> **What to do**
Using the listing below, please print exactly the lines from the one with "What matplotlib code" through the one with "plt.rcParams['font.family'] = ['Liberation". Leave out every picture.

(Stored records)
-=-=-
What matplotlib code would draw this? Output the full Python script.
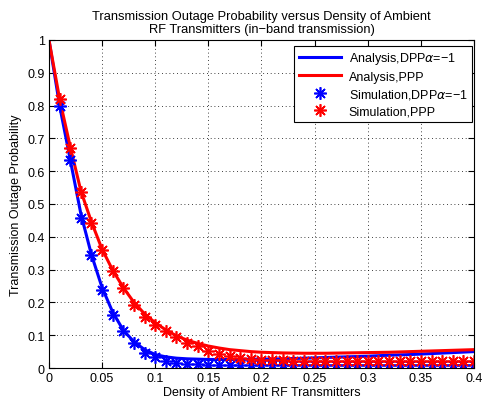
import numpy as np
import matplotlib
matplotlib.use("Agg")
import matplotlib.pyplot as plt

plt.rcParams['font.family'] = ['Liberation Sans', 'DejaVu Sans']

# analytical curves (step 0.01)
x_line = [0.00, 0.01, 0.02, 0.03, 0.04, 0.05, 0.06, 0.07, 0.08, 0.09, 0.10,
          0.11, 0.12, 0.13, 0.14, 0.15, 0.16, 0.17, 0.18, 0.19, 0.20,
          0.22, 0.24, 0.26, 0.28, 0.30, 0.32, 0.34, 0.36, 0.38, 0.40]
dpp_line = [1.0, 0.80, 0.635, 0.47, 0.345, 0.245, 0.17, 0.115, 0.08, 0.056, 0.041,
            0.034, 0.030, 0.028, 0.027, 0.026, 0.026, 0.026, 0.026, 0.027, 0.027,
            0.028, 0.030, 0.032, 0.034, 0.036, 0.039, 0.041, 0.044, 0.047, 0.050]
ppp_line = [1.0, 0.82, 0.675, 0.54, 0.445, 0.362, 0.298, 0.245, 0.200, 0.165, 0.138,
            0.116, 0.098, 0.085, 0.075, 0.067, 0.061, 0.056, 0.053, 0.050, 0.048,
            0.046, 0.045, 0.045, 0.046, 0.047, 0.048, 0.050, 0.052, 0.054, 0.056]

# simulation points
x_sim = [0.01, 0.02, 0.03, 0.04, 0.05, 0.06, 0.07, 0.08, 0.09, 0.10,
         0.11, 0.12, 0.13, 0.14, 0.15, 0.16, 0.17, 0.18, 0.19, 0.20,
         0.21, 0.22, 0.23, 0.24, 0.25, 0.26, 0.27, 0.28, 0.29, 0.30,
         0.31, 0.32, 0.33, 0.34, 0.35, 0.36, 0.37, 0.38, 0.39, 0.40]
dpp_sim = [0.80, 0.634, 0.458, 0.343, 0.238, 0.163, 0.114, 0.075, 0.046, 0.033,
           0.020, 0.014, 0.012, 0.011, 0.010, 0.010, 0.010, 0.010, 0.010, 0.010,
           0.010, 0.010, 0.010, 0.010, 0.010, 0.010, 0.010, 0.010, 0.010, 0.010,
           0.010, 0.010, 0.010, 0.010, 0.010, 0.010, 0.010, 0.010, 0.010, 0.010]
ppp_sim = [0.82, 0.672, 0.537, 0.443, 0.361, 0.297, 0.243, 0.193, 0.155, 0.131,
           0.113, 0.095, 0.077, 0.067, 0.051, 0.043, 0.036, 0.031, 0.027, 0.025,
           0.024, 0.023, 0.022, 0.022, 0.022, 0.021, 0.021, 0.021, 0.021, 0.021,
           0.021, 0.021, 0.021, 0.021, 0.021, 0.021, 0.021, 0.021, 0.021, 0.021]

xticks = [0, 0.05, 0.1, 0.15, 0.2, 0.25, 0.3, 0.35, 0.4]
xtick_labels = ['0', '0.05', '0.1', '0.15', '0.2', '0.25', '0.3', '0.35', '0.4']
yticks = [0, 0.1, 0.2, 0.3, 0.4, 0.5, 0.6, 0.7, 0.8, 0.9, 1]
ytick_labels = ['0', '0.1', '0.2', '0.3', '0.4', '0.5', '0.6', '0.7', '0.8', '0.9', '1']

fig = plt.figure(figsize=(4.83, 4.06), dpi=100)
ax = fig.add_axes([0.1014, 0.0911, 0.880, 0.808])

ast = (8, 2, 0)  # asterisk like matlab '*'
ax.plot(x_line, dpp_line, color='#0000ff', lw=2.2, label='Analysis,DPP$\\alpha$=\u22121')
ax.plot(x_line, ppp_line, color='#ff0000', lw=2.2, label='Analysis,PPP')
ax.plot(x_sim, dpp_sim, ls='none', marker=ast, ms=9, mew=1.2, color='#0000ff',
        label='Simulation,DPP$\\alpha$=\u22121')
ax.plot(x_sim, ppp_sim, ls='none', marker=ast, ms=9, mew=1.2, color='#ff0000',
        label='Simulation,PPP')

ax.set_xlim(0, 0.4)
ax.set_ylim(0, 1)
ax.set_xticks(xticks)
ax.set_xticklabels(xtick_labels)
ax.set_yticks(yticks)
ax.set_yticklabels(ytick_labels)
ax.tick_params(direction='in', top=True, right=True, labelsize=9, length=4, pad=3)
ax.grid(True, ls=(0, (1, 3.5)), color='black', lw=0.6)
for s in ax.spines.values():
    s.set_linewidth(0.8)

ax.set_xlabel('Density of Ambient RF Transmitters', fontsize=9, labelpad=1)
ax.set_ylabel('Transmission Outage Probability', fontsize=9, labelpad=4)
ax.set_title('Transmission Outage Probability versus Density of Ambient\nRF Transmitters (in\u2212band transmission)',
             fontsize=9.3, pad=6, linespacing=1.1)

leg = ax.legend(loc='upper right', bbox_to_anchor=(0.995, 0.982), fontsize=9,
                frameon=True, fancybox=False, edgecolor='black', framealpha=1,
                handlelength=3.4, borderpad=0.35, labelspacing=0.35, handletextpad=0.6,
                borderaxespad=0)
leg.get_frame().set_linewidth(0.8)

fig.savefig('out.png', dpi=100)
-=-=-
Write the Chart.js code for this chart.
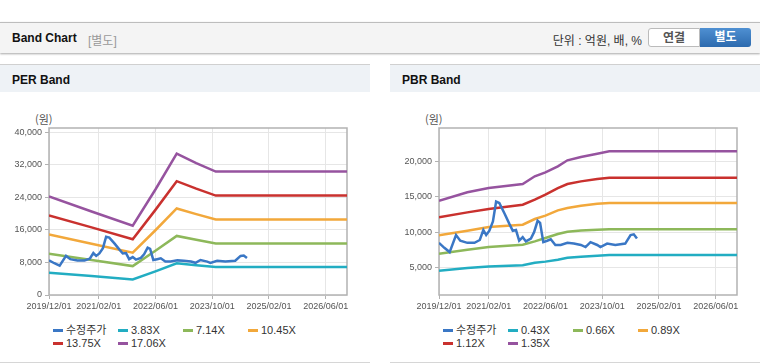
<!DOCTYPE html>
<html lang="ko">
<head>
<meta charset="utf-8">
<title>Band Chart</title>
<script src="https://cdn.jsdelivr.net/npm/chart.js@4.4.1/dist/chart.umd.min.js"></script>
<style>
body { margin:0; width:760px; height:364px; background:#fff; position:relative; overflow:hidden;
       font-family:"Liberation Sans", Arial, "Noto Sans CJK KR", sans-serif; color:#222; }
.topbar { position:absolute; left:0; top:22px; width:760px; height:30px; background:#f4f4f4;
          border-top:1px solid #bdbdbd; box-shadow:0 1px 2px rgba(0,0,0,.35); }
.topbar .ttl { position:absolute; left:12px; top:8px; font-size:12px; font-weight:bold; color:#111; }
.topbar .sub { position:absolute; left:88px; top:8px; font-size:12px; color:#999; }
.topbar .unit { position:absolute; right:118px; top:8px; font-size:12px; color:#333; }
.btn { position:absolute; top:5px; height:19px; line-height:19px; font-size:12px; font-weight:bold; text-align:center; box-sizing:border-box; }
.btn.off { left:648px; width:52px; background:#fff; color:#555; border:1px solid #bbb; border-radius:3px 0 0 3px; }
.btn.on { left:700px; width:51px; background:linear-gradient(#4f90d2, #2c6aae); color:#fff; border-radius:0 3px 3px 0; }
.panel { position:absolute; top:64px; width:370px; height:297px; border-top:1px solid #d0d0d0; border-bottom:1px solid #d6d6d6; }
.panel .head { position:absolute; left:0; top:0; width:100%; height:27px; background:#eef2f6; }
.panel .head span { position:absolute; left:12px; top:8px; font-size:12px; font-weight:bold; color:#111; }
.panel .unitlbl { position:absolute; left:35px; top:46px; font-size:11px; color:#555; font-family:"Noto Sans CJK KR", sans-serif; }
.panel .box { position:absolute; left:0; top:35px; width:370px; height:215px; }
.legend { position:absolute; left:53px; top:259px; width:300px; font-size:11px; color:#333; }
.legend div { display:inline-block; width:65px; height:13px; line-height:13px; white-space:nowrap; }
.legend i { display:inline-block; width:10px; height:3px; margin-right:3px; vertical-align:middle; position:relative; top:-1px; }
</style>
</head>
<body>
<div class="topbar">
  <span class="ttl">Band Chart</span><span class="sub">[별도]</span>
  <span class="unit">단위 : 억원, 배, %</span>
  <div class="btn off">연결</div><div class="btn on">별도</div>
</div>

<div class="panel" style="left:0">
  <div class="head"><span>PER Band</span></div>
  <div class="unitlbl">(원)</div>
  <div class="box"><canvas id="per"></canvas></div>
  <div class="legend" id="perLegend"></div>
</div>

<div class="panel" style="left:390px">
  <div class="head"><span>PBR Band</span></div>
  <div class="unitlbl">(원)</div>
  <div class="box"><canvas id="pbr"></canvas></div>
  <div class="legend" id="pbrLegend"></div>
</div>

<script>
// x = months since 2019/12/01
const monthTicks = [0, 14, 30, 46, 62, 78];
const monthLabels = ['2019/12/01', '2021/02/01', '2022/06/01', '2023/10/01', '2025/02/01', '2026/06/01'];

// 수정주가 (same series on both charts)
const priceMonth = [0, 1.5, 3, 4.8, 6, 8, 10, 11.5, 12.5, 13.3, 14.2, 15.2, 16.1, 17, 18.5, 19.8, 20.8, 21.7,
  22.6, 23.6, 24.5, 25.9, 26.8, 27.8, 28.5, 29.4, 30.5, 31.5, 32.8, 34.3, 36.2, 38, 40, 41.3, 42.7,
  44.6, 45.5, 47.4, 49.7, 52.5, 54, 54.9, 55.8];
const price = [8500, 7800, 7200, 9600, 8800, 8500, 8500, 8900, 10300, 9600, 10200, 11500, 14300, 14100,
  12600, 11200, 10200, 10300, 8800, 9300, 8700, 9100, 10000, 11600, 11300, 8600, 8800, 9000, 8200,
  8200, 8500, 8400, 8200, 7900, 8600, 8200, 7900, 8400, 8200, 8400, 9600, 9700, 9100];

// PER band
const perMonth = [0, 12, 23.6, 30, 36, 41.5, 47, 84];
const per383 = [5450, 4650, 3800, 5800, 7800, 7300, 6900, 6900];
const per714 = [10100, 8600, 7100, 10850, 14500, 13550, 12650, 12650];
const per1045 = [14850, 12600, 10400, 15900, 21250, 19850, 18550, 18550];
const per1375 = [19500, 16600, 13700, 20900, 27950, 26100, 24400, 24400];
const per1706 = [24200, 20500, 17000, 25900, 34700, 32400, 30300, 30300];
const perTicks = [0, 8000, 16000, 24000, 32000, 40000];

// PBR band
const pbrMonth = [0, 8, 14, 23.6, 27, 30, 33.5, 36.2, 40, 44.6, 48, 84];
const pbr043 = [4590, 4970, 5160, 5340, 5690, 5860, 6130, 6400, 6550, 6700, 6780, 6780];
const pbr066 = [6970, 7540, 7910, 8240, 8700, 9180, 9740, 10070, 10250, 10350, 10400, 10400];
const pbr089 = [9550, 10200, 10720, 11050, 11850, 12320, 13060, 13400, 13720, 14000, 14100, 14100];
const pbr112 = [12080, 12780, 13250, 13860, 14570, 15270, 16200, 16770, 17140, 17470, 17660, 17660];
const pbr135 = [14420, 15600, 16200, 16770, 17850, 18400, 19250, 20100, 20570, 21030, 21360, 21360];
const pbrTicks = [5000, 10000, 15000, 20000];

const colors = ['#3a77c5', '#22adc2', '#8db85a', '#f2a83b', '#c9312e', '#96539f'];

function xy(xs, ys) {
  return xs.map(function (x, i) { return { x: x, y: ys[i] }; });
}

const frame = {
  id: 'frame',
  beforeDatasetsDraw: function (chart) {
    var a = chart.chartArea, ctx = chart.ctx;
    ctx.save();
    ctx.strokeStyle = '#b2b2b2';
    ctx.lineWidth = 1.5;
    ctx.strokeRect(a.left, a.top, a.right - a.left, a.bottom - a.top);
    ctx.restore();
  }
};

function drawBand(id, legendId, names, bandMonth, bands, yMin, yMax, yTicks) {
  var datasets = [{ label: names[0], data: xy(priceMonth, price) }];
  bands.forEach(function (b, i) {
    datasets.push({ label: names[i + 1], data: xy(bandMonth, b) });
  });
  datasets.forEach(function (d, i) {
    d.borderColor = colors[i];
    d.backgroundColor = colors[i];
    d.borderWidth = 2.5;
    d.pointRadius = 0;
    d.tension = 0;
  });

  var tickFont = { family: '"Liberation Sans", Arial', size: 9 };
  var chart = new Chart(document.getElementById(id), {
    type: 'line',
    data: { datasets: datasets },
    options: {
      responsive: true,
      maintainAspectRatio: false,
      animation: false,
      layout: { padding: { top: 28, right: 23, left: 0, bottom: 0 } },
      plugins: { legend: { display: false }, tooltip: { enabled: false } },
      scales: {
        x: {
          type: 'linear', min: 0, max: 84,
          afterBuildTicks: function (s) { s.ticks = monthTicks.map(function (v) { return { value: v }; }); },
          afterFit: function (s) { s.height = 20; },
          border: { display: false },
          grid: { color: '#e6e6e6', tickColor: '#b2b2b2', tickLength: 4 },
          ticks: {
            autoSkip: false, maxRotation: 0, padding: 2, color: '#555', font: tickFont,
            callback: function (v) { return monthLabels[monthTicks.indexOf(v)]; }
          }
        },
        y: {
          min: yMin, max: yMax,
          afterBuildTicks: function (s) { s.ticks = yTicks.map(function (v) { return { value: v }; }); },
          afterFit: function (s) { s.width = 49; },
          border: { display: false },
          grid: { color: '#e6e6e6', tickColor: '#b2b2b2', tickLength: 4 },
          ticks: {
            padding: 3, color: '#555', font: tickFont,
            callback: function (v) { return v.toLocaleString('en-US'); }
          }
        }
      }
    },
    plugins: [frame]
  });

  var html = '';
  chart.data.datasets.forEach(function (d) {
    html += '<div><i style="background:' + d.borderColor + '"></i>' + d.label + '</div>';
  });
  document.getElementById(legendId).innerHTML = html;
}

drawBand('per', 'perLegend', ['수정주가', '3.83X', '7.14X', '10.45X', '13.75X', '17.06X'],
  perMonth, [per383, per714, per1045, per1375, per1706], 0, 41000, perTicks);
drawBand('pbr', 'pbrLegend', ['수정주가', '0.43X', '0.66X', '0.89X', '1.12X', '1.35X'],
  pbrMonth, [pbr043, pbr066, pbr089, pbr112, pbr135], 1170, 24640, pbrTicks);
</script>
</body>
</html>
-=-=-
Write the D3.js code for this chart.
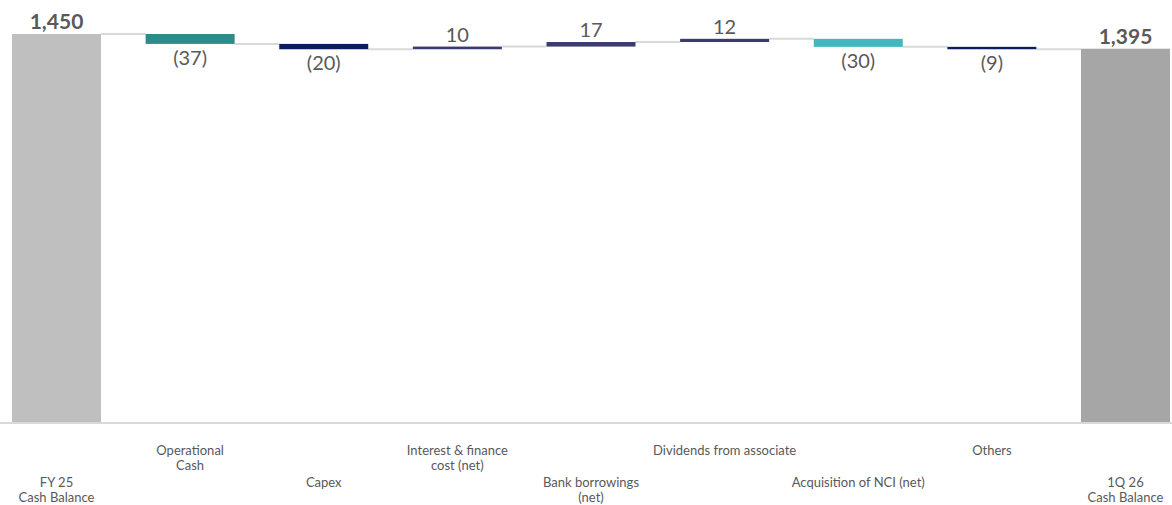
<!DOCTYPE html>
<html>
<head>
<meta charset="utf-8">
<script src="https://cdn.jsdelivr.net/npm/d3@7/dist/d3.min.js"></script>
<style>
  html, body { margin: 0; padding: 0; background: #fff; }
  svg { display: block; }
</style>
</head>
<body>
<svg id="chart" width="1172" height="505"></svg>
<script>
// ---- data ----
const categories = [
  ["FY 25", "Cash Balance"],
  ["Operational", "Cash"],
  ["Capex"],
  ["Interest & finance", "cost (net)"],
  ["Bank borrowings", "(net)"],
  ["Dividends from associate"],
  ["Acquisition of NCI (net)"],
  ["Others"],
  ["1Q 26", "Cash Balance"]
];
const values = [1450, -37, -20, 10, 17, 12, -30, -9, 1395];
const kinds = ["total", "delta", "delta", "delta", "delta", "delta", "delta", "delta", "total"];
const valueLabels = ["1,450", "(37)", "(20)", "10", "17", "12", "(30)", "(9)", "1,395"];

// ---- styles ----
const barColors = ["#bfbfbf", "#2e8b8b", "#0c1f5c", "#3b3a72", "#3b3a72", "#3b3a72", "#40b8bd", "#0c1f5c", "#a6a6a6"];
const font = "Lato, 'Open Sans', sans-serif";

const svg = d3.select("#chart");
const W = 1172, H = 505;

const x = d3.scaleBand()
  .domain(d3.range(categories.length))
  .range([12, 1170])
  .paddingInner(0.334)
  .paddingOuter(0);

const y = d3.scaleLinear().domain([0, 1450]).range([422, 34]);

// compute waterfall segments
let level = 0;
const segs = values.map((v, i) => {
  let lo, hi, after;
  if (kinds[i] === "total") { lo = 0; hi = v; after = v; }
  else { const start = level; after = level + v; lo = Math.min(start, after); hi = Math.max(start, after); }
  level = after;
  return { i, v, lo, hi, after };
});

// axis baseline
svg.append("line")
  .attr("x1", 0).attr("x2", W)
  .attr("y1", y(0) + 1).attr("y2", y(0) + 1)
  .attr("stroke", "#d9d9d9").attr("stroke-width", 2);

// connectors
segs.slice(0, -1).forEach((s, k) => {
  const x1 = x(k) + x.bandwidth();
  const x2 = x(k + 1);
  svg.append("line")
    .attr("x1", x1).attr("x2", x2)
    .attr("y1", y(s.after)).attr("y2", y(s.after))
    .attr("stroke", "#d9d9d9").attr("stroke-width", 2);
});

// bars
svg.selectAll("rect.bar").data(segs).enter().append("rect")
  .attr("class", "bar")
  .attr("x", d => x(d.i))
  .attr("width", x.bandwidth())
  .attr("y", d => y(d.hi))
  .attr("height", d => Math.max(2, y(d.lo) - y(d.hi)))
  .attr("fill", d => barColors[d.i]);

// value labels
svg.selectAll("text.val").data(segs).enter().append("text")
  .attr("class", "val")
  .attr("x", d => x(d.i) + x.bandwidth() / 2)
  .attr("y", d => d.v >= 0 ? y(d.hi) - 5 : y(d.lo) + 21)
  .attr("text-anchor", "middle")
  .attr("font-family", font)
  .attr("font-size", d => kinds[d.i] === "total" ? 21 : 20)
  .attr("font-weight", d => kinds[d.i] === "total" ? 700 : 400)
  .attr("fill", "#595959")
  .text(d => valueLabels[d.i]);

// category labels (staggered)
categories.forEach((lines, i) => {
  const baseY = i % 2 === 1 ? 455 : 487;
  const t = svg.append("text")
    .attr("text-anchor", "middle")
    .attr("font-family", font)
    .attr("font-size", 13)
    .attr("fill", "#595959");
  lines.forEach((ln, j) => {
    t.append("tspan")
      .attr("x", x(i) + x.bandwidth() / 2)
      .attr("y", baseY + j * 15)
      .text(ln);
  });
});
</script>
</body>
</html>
-=-=-
> **Exercise answer**
What matplotlib code would draw this? Output the full Python script.
import numpy as np
import matplotlib
matplotlib.use("Agg")
import matplotlib.pyplot as plt

plt.rcParams['font.family'] = ['Liberation Sans', 'DejaVu Sans']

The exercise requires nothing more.